Hearon echoed this sentiment. “As always, the physical presence of the poet, as a voice to convey and converse about her own poems, is invaluable,” he said. “It’s like leaving your bottled water at home and coming to drink straight from the Hippocrene spring itself.”

Prior to Mazur’s reading, many English teachers taught her work, particularly to lowerclassman. Mellin taught poems from “Figures in a Landscape” to her lowers, who annotated and discussed the poems with the class. When Mazur attended one of Mellin’s classes, she spoke of the importance of details, both in poems and in personal narratives. According to Mellin, Mazur’s advice to favor details over metaphor as a means of connecting to the reader made a strong impact on the students. “Mazur’s advice to get all of the details down, then to whittle that list down to the ‘right’ details for the scene, really resonated with my students,” Mellin said.

Mazur enjoyed working with the students just as much as they enjoyed working with her. “I had a wonderful time at PEA,” she said. “The students were impressive—their curiosity, warmth and intelligence made our discussions very gratifying. I was amazed—and surprised—by their questions, what they liked, what they were curious about.”

English instructor Ellen Wolff taught Mazur’s “Forbidden City” with her ninth grade students, using several of the poems as prompts for short descriptive pieces.
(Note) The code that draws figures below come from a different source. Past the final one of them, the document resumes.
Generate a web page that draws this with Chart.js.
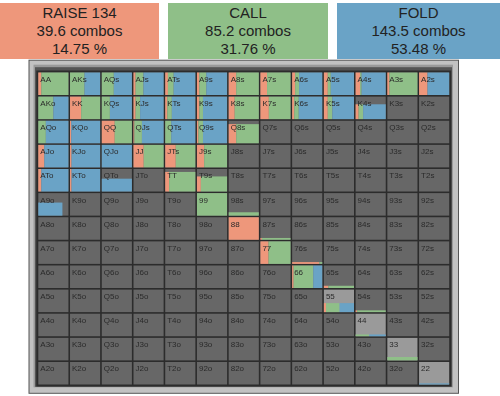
<!DOCTYPE html>
<html><head><meta charset="utf-8">
<script src="https://cdn.jsdelivr.net/npm/chart.js@4/dist/chart.umd.min.js"></script>
<style>
html,body{margin:0;padding:0;background:#fff;width:500px;height:396px;overflow:hidden;font-family:"Liberation Sans",Arial,sans-serif;}
.box{position:absolute;top:3px;height:56px;text-align:center;color:#222;font-size:15px;line-height:18px;padding-top:1px;box-sizing:border-box;}
canvas{position:absolute;left:0;top:0;}
</style></head><body>
<div id="hdr"></div>
<canvas id="c" width="500" height="396"></canvas>
<script>
// ---- data ----
const ranks = ['A','K','Q','J','T','9','8','7','6','5','4','3','2'];
const actionNames = ['RAISE 134','CALL','FOLD'];
const actionCombos = [39.6, 85.2, 143.5];
const actionPercents = [14.75, 31.76, 53.48];
const actionColors = ['#ee977b','#8fbf88','#6aa3c6'];

const hands      = ['AA','AKs','AQs','AJs','ATs','A9s','A8s','A7s','A6s','A5s','A4s','A3s','A2s',
                    'AKo','KK','KQs','KJs','KTs','K9s','K8s','K7s','K6s','K5s','K4s',
                    'AQo','KQo','QQ','QJs','QTs','Q9s','Q8s',
                    'AJo','KJo','QJo','JJ','JTs','J9s',
                    'ATo','KTo','QTo','TT','T9s',
                    'A9o','99','98s','88','87s','77','76s','66','65s','55','54s','44','33','22'];
const handWeight = [1,1,1,1,1,1,1,1,1,1,1,1,1,
                    1,1,1,1,1,1,1,1,1,1,0.66,
                    1,1,1,1,1,1,0.85,
                    1,1,1,1,1,1,
                    1,1,0.57,0.87,0.67,
                    0.58,1,0.15,1,0.08,1,0.08,1,0.1,0.4,0.08,0.08,0.15,0.05];
const raiseShare = [0.1,0,0,0.07,0.09,0.08,0.25,0.22,0.1,0.13,0.15,0.07,0.28,
                    0,0.37,0,0.07,0.07,0.08,0.2,0.28,0.07,0.13,0.1,
                    0,0.04,0.43,0.03,0,0.05,0.25,
                    0.2,0.05,0,0.34,0.35,0.24,
                    0.1,0.05,0,0.13,0.13,
                    0,0,0,1,0.05,0.27,0.9,0.05,0.15,0.07,0.05,0,0,0];
const callShare  = [0.9,0.48,0.4,0.26,0.19,0.23,0.75,0.78,0.13,0.1,0.05,0.93,0,
                    0.5,0.63,0.27,0.15,0.15,0.12,0.8,0.72,0.15,0.15,0.15,
                    0.25,0,0.57,0.25,0.2,0.15,0.75,
                    0,0,0,0.66,0.65,0.76,
                    0,0,0,0.87,0.87,
                    0,1,1,0,0.95,0.73,0.1,0.65,0.85,0.45,0.95,0.45,1,0];
const foldShare  = [0,0.52,0.6,0.67,0.72,0.69,0,0,0.77,0.77,0.8,0,0.72,
                    0.5,0,0.73,0.78,0.78,0.8,0,0,0.78,0.72,0.75,
                    0.75,0.96,0,0.72,0.8,0.8,0,
                    0.8,0.95,1,0,0,0,
                    0.9,0.95,1,0,0,
                    0.8,0,0,0,0,0,0,0.3,0,0.48,0,0.55,0,1];
const greyedHands = ['55','44','33','22'];

// ---- header ----
const hdr = document.getElementById('hdr');
const boxX = [0,168,337], boxW = [159,160,163];
actionNames.forEach((n,i)=>{
  const d = document.createElement('div');
  d.className='box';
  d.style.left=boxX[i]+'px'; d.style.width=boxW[i]+'px';
  d.style.background=actionColors[i];
  d.innerHTML = n+'<br>'+actionCombos[i].toFixed(1)+' combos<br>'+actionPercents[i].toFixed(2)+' %';
  hdr.appendChild(d);
});

function handName(r,c){
  if(r===c) return ranks[r]+ranks[r];
  if(c>r) return ranks[r]+ranks[c]+'s';
  return ranks[c]+ranks[r]+'o';
}

const gridPlugin = {
  id:'rangeGrid',
  beforeDatasetsDraw(chart){
    const {ctx, chartArea:a, scales:{x,y}} = chart;
    const w=a.right-a.left, h=a.bottom-a.top;
    ctx.save();
    // frame
    ctx.fillStyle='#555555'; ctx.fillRect(a.left-9, a.top-12, w+18, h+20.5);
    ctx.fillStyle='#c2c2c2'; ctx.fillRect(a.left-8, a.top-11, w+16, h+18.5);
    ctx.fillStyle='#9a9a9a'; ctx.fillRect(a.left-4, a.top-7, w+7, h+9);
    ctx.fillStyle='#555555'; ctx.fillRect(a.left-2.5, a.top-4.5, w+4.5, h+6);
    ctx.fillStyle='#2c2c2c'; ctx.fillRect(a.left-1.2, a.top-1.2, w+2.4, h+2.4);
    for(let r=0;r<13;r++){
      for(let c=0;c<13;c++){
        const name=handName(r,c);
        const x0=x.getPixelForValue(c)+0.8, x1=x.getPixelForValue(c+1)-0.8;
        const y0=y.getPixelForValue(r)+0.8, y1=y.getPixelForValue(r+1)-0.8;
        const cw=x1-x0, ch=y1-y0;
        ctx.fillStyle = greyedHands.includes(name) ? '#9a9a9a' : '#676767';
        ctx.fillRect(x0,y0,cw,ch);
        const k=hands.indexOf(name);
        if(k>=0){
          const bh=handWeight[k]*ch;
          const shares=[raiseShare[k],callShare[k],foldShare[k]];
          let cx=x0;
          shares.forEach((s,i)=>{
            if(s>0){
              ctx.fillStyle=actionColors[i];
              ctx.fillRect(cx,y1-bh,s*cw,bh);
              cx+=s*cw;
            }
          });
        }
        ctx.fillStyle='#2a2a2a';
        ctx.font='8px "Liberation Sans", Arial, sans-serif';
        ctx.textBaseline='alphabetic';
        ctx.fillText(name, x0+2, y0+9.5);
      }
    }
    ctx.restore();
  }
};

new Chart(document.getElementById('c'), {
  type:'scatter',
  data:{datasets:[{data:[], pointRadius:0}]},
  options:{
    responsive:false, animation:false, devicePixelRatio:1,
    layout:{padding:{left:37.5, right:50, top:71.7, bottom:10.7}},
    plugins:{legend:{display:false}, tooltip:{enabled:false}},
    scales:{
      x:{type:'linear', min:0, max:13, display:false},
      y:{type:'linear', min:0, max:13, reverse:true, display:false}
    }
  },
  plugins:[gridPlugin]
});
</script>
</body></html>
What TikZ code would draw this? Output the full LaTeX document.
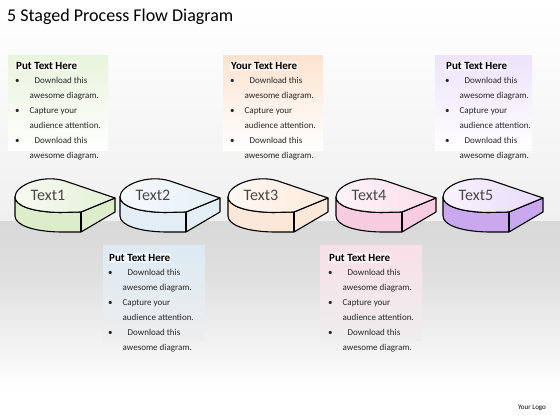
\documentclass[tikz,border=0pt]{standalone}
\usepackage{fontspec}
\setmainfont{Carlito}
\usepackage{xcolor}
\usetikzlibrary{positioning}

\definecolor{onetop}{HTML}{E3F0D4}
\definecolor{oneside}{HTML}{DDEDCB}
\definecolor{twotop}{HTML}{E4EEF7}
\definecolor{twoside}{HTML}{E3EDF5}
\definecolor{threetop}{HTML}{FCE9DA}
\definecolor{threeside}{HTML}{FBE8D8}
\definecolor{fourtop}{HTML}{FBDCEA}
\definecolor{fourside}{HTML}{F7CCE0}
\definecolor{fivetop}{HTML}{E7DAFA}
\definecolor{fiveside}{HTML}{CAA8F0}
\definecolor{onebox}{HTML}{E8F4DC}
\definecolor{twobox}{HTML}{DCEAF3}
\definecolor{threebox}{HTML}{FCE3D0}
\definecolor{fourbox}{HTML}{F8E0E8}
\definecolor{fivebox}{HTML}{EDE3FB}

\newcommand{\pointlist}{%
  \begin{tabular}{@{}l@{\hspace{10pt}}l@{}}
    \textbullet & \hspace{5pt}Download this\\
                & awesome diagram.\\
    \textbullet & Capture your\\
                & audience attention.\\
    \textbullet & \hspace{5pt}Download this\\
                & awesome diagram.
  \end{tabular}}

\begin{document}
\begin{tikzpicture}[
        x=1pt, y=1pt,
        dropline/.style={draw=black, line width=1.1pt, line join=round},
        stagelabel/.style={font=\fontsize{16}{18}\selectfont, text=black!72},
        notebox/.style={rectangle, inner sep=0pt, anchor=north west, minimum height=95pt},
        notetitle/.style={anchor=west, inner sep=1pt, fill=white, fill opacity=0.5, text opacity=1, font=\fontsize{11}{13}\selectfont\bfseries},
        notelist/.style={inner sep=0pt, font=\fontsize{9}{15}\selectfont, text=black!85}
    ]
    \useasboundingbox (0,0) rectangle (560,420);
    % background
    \fill[top color=white, bottom color=gray!12] (0,198) rectangle (560,420);
    \fill[top color=gray!30, bottom color=gray!26] (0,150) rectangle (560,198);
    \fill[top color=gray!26, bottom color=white] (0,30) rectangle (560,150);
    \fill[white] (0,0) rectangle (560,30);

    \node[anchor=base west, inner sep=0pt, font=\fontsize{18}{21}\selectfont] (heading) at (7,398) {5 Staged Process Flow Diagram};

    % note boxes
    \node[notebox, minimum width=100pt, top color=onebox, bottom color=white] (box1) at (8,365) {};
    \node[notebox, minimum width=102pt, top color=twobox, bottom color=gray!14] (box2) at (103,175) {};
    \node[notebox, minimum width=100pt, top color=threebox, bottom color=white] (box3) at (223,365) {};
    \node[notebox, minimum width=102pt, top color=fourbox, bottom color=gray!14] (box4) at (320,175) {};
    \node[notebox, minimum width=97pt, top color=fivebox, bottom color=white] (box5) at (435,365) {};

    \node[notetitle] (title1) at ([xshift=7pt, yshift=-11pt]box1.north west) {Put Text Here};
    \node[notetitle] (title2) at ([xshift=5pt, yshift=-13pt]box2.north west) {Put Text Here};
    \node[notetitle] (title3) at ([xshift=7pt, yshift=-11pt]box3.north west) {Your Text Here};
    \node[notetitle] (title4) at ([xshift=8pt, yshift=-13pt]box4.north west) {Put Text Here};
    \node[notetitle] (title5) at ([xshift=10pt, yshift=-11pt]box5.north west) {Put Text Here};

    \node[notelist, below=2pt of title1.south west, anchor=north west] (list1) {\pointlist};
    \node[notelist, below=2pt of title2.south west, anchor=north west] (list2) {\pointlist};
    \node[notelist, below=2pt of title3.south west, anchor=north west] (list3) {\pointlist};
    \node[notelist, below=2pt of title4.south west, anchor=north west] (list4) {\pointlist};
    \node[notelist, below=2pt of title5.south west, anchor=north west] (list5) {\pointlist};

    % stages
    \foreach \lx/\tint/\side [count=\i] in {15/onetop/oneside, 120/twotop/twoside, 228/threetop/threeside, 336/fourtop/fourside, 443/fivetop/fiveside}{
        \begin{scope}[shift={(\lx,223)}]
            \filldraw[dropline, fill=\side] (0,0) -- (0,-19) .. controls (0,-28) and (18,-34.5) .. (45,-35)
                -- (66,-35) -- (100,-15) -- (100,-1) -- (66,-15) -- (45,-15.5)
                .. controls (18,-15) and (0,-9) .. (0,0) -- cycle;
            \draw[dropline] (66,-15) -- (66,-35);
            \filldraw[dropline, left color=\tint!30!white, right color=\tint] (100,-1) -- (50,16)
                .. controls (28,23) and (0,12) .. (0,0)
                .. controls (0,-9) and (18,-15) .. (45,-15.5) -- (66,-15) -- cycle;
            \node[stagelabel] (stage\i) at (33,2) {Text\i};
        \end{scope}
    }

    \node[font=\fontsize{7}{8}\selectfont, inner sep=0pt] (logo) at (532,12) {Your Logo};
\end{tikzpicture}
\end{document}
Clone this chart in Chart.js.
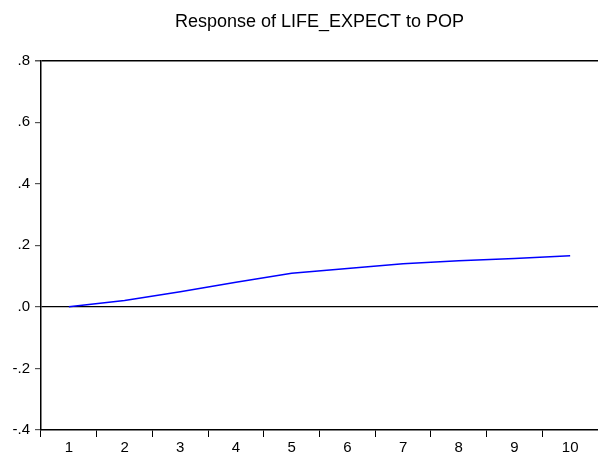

Wolff commended Mazur for her engaged style of teaching and thinking. “Gail Mazur struck me as a deeply meditative and interior poet, quite self-effacing and extremely interested in students’ ideas,” she said. “I imagine she’d be very at home at the Harkness table.”

She also expressed gratitude for the chance to hear about Mazur’s creative process, and the processes of other Lamont poets before her, both during their readings and their question and answer sessions. “I’m grateful when my students hear world class poets describing how hard writing is, and how important—and painful—revising is,” she said.

Mellin agreed, saying “We are so very lucky to hear a published author read her work and to have the opportunity to ask her questions,” she said.

Miller echoed this gratitude, both for the work Mazur did with students in class and for the impact the reading had on the community. “I think she really spoke to many of the student writers here,” he said. “Not everyone connects with poetry or particular for poets, but for those who connected with Gail’s poetry it was a life changing night.”